12 hommes en colère est un grand film. Pourquoi ? Parce qu'il commence mal et s'en sort très bien. Prenez douze hommes correspondant tous à un cliché : le vieil homme malicieux, le gros riche grossier, le nouveau riche impulsif, le courtier impassible, le publicitaire relou, l'étranger plus-malin-que-les-autres, etc. On se dit : le film est mal parti. Eh bien non ! Car les dialogues sont tellement bons, Henry Fonda tellement présent à l'écran, que rapidement sont oubliés les stéréotypes. Seul compte, peu à peu, la vie de ce garçon entrevu au début du film. Nous sommes en effet plongés au milieu d'un jury devant décider de la condamnation (et de l'exécution) d'un jeune homme de 18 ans, pour un parricide. 11 jurés votent coupable, il n'y a qu'un homme, habillé de blanc (Henry Fonda), pour voter non-coupable et vouloir « parler ». Insufflant le doute, ou donnant du courage, aux autres jurés, Fonda réussit à créer un débat, tour à tour passionnel et pragmatique, qui dépasse de loin la seule question de la culpabilité.

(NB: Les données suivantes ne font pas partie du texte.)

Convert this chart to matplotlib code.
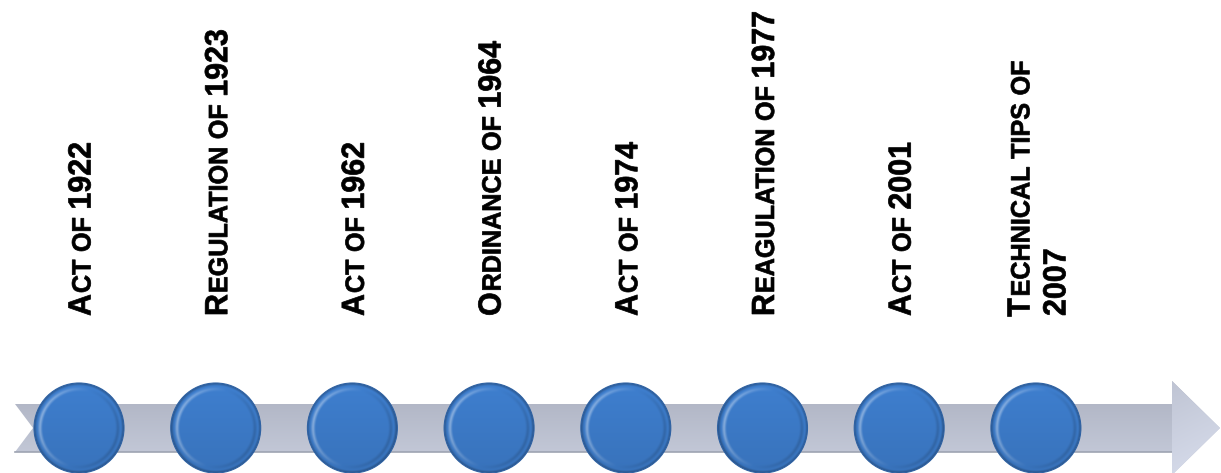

J'ai lu une critique mettant l'accent sur le duo Fonda/Cobb dans ce film (le bon/le méchant). C'est vrai qu'on assiste à beaucoup de joutes verbales où ces deux-là s'opposent, mais le vrai plaisir dans ce film, c'est le positionnement progressif de chaque personnage vis-à-vis de Fonda. Chacun, on s'en rend compte, a une raison de ne pas condamner le jeune homme à mort. Le vieil homme a sa bonté naturelle, son humanisme, et, pourrait-on dire même plus que pour Fonda, son intelligence (Fonda est une machine à raisonner, un peu froide à mon goût). L'ancien gamin des quartiers pauvres se sent insulté par les bons bourgeois et, comme par solidarité de classe, refuse de condamner l'accusé. L'immigré récent, l'horloger (sa profession est très bien trouvée : il remet les pendules à l'heure plusieurs fois et sonne les cloches au fan de baseball dans ce qui est peut-être ma scène préférée : « what kind of man are you ? »), est un homme de raison, typique homme des lumières (un européen), et c'est sa raison qui le pousse à acquitter l'accusé. On comprend moins l'ouvrier, en revanche, qui déclare à Fonda sa conviction que le gosse est coupable, et vote très peu de temps après non-coupable.
Certains personnages sont plus réussis (l'horloger, le courtier) que d'autres, mais au-delà de ces détails, ce qui est remarquable, c'est que jamais ce huis- clos intégral ne lasse. On est tenu en haleine du début à la fin, par Fonda tout d'abord, puis par tous les membres du jury. Certains moments viennent casser le rythme, ainsi l'orage quand la tension est au maximum dans la salle.
Un regret cependant : le « grand méchant » joue assez mal. C'est le moins bon acteur des douze, et c'est dommage au vu du rôle qui lui incombe.